# START OF INFORMATION SHOWN

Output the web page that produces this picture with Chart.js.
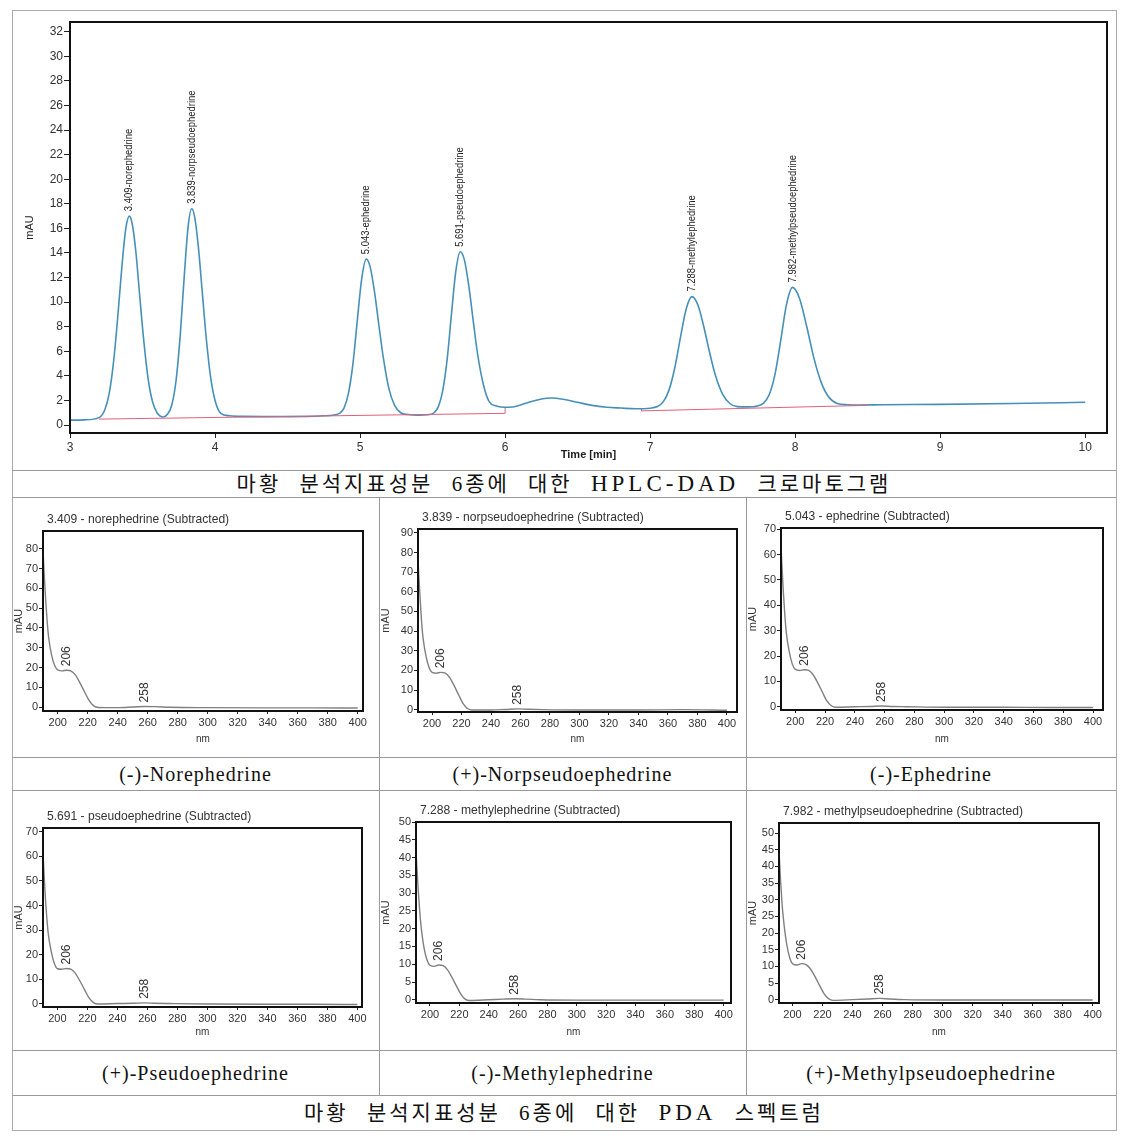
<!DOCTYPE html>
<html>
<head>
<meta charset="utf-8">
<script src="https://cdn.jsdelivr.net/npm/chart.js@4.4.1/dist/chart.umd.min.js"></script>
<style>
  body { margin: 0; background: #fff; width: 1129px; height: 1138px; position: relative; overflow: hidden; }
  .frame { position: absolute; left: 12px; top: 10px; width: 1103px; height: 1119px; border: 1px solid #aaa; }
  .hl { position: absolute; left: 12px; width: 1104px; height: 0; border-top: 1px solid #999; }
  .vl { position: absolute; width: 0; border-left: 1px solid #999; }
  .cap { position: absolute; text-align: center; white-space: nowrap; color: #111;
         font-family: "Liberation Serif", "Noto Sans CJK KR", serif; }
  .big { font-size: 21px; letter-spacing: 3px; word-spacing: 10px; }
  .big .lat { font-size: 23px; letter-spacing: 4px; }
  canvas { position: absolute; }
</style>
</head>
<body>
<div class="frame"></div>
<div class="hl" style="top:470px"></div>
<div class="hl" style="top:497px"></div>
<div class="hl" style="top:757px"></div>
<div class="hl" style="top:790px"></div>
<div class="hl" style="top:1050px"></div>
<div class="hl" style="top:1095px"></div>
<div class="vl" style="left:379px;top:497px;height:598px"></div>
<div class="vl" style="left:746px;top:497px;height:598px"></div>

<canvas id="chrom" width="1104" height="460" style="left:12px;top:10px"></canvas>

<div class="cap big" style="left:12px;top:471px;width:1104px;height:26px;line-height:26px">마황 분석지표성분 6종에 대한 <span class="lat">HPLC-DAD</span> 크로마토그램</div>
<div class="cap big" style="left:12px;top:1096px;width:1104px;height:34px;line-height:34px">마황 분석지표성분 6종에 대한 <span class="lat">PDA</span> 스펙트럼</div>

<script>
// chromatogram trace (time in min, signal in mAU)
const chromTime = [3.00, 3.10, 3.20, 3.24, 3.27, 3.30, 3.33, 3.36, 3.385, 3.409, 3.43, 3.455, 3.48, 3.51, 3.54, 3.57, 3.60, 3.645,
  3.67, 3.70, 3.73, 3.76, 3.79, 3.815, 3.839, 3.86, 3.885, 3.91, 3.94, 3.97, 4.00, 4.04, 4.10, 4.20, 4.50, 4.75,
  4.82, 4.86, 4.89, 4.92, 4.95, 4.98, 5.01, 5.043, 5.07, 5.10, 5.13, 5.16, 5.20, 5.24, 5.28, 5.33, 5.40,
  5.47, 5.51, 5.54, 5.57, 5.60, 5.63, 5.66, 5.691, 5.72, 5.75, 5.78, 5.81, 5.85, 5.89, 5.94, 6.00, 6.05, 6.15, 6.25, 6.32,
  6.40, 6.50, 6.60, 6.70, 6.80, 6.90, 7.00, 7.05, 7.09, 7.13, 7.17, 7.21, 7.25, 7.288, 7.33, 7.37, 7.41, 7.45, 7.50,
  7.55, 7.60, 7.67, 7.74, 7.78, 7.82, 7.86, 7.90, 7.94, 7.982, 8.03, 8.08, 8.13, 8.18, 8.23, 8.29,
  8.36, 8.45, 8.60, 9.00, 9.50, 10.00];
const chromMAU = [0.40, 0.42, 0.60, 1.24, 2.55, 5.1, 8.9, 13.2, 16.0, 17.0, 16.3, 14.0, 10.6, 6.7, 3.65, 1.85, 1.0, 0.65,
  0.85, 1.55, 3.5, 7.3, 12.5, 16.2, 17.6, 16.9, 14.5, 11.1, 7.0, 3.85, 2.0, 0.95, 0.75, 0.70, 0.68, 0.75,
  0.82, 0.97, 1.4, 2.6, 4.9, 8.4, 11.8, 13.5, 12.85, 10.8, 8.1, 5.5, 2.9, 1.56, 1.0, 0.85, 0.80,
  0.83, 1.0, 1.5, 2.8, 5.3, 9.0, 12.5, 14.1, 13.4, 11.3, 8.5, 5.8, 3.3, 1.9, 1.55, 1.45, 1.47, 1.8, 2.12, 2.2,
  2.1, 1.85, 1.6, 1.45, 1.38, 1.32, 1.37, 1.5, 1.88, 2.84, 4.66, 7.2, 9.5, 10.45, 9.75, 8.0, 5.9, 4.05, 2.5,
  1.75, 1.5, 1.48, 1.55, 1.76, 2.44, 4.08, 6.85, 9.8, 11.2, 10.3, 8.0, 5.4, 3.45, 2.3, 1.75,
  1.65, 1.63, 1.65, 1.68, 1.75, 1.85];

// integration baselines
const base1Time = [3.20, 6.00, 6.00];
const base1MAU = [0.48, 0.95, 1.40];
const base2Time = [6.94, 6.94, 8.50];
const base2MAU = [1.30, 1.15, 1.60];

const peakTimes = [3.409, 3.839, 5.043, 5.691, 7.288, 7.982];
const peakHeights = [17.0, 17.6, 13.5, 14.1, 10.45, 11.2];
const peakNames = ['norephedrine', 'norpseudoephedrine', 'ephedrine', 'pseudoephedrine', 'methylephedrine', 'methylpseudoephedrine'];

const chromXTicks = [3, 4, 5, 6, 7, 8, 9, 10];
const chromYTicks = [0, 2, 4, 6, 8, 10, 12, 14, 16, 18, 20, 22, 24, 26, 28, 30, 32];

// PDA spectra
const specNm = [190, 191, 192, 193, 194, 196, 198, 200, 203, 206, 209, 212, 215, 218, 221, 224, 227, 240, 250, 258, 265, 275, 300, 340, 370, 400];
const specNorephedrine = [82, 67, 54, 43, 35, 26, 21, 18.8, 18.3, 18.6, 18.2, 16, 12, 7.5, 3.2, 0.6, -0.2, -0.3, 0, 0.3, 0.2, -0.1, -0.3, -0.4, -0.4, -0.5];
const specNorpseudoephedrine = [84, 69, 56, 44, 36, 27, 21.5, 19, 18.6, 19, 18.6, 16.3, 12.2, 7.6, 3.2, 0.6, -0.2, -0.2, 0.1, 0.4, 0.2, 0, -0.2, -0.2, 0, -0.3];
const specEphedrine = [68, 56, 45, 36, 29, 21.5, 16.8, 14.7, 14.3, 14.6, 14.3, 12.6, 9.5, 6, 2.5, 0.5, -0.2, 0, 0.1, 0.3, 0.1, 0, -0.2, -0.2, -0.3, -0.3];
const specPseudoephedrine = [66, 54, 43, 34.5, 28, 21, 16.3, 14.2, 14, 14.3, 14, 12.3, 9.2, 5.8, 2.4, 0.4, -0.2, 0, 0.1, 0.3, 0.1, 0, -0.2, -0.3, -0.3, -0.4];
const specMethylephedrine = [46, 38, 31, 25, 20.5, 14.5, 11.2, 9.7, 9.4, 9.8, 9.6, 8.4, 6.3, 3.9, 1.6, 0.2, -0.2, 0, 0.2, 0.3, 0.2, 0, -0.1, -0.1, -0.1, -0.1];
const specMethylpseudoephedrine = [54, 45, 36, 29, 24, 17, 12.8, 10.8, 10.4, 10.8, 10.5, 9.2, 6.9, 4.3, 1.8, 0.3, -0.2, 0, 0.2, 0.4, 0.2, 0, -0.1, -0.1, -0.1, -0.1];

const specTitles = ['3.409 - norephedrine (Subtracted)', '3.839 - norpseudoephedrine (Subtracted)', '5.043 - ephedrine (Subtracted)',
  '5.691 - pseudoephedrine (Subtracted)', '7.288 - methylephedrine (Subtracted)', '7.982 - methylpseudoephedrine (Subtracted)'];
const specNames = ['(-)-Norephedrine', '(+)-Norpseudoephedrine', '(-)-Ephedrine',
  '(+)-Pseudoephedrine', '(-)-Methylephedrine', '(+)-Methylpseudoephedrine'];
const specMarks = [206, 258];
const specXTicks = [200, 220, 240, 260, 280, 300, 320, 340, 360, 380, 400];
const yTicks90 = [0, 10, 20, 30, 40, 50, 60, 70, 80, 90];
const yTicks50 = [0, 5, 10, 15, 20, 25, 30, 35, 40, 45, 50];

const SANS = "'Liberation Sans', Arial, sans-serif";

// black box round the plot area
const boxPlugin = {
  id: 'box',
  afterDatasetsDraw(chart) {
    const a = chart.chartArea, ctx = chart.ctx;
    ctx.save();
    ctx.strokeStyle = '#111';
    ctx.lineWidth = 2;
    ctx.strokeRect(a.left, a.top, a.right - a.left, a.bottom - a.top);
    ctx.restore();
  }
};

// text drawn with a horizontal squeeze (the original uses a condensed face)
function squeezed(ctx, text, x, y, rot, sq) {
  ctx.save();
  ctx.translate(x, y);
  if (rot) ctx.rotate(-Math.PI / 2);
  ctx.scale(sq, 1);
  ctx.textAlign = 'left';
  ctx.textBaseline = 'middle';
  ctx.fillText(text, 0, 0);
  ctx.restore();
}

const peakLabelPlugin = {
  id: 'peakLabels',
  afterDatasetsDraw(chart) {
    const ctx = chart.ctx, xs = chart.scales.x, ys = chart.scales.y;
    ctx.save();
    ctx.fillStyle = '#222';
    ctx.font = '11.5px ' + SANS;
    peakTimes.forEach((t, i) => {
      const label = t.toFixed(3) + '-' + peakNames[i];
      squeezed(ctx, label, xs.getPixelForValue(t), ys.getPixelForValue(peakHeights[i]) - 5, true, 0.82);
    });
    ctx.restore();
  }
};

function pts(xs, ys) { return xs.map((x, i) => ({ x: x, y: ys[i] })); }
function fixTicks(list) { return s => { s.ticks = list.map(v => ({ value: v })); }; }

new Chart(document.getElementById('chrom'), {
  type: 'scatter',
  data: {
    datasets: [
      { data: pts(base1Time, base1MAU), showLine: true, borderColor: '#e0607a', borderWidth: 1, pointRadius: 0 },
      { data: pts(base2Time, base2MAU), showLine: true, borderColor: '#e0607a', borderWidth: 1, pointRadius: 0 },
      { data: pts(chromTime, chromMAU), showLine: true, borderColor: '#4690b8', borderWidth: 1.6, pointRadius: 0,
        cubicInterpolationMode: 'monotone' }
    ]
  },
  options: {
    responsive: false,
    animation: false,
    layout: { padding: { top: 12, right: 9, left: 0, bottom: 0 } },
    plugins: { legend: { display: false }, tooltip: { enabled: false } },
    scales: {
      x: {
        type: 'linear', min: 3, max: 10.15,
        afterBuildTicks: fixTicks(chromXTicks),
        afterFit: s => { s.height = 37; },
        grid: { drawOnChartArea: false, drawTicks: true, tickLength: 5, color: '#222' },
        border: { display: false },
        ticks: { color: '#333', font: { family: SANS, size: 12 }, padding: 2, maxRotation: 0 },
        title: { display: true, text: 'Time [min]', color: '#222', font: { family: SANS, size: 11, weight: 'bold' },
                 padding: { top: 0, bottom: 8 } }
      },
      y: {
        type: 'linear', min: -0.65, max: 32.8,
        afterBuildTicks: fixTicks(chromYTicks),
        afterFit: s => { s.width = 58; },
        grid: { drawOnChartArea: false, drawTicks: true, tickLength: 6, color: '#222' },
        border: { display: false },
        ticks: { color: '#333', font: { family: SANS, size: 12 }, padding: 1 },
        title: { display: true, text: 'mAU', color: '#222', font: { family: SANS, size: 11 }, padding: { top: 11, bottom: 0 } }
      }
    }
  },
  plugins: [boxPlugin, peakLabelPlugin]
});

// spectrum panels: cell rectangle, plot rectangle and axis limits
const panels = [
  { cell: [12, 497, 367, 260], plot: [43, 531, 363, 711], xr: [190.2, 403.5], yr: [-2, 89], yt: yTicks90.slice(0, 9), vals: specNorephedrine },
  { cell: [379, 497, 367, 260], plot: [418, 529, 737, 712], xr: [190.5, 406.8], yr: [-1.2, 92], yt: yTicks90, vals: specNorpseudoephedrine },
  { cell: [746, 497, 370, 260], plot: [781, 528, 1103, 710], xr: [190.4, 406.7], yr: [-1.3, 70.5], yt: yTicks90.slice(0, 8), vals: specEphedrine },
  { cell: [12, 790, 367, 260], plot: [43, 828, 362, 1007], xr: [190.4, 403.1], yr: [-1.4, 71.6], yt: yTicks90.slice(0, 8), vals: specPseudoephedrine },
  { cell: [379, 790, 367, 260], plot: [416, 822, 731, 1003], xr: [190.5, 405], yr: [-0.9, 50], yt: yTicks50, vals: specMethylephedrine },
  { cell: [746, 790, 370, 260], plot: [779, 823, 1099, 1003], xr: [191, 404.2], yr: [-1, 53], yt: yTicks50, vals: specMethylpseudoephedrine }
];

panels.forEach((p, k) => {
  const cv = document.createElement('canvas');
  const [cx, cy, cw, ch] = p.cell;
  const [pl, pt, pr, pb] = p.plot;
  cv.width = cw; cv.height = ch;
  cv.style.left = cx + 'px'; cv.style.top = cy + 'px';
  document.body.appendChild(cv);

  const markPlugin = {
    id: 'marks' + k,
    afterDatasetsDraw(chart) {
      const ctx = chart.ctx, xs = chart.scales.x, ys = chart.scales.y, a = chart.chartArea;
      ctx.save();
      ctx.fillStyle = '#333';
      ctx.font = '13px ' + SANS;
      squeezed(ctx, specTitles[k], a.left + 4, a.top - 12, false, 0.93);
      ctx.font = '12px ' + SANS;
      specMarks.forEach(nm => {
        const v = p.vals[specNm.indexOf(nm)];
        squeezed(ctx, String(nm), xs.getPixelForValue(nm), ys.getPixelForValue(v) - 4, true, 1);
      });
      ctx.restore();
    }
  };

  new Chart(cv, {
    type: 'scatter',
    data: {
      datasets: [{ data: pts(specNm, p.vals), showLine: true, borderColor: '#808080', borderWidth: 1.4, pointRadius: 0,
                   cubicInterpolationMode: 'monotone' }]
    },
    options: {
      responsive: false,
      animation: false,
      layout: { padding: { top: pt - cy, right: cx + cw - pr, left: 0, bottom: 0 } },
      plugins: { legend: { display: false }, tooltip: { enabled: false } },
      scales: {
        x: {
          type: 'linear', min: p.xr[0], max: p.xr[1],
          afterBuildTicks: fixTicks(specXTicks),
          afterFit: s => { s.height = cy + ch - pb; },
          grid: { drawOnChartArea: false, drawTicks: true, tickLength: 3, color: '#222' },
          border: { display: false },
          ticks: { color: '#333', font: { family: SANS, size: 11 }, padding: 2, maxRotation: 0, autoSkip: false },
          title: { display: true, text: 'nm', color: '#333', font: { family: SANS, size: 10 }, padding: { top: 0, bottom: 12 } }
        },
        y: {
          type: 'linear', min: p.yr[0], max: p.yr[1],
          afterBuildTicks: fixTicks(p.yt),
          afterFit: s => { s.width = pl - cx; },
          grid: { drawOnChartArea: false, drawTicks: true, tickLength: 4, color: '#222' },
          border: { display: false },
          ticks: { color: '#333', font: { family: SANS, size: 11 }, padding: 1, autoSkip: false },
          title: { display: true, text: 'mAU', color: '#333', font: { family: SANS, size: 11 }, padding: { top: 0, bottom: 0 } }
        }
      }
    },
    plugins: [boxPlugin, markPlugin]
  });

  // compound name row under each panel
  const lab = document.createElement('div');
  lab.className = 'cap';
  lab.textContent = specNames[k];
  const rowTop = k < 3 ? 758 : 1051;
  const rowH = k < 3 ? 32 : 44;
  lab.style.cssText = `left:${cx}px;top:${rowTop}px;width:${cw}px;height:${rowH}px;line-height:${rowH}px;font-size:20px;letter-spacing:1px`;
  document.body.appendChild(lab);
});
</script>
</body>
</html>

# END OF INFORMATION SHOWN

- **EXERCISE TASK**
Extract, from the material above, each line holding the word "with".

- **FINISHED EXERCISE**
Output the web page that produces this picture with Chart.js.
// text drawn with a horizontal squeeze (the original uses a condensed face)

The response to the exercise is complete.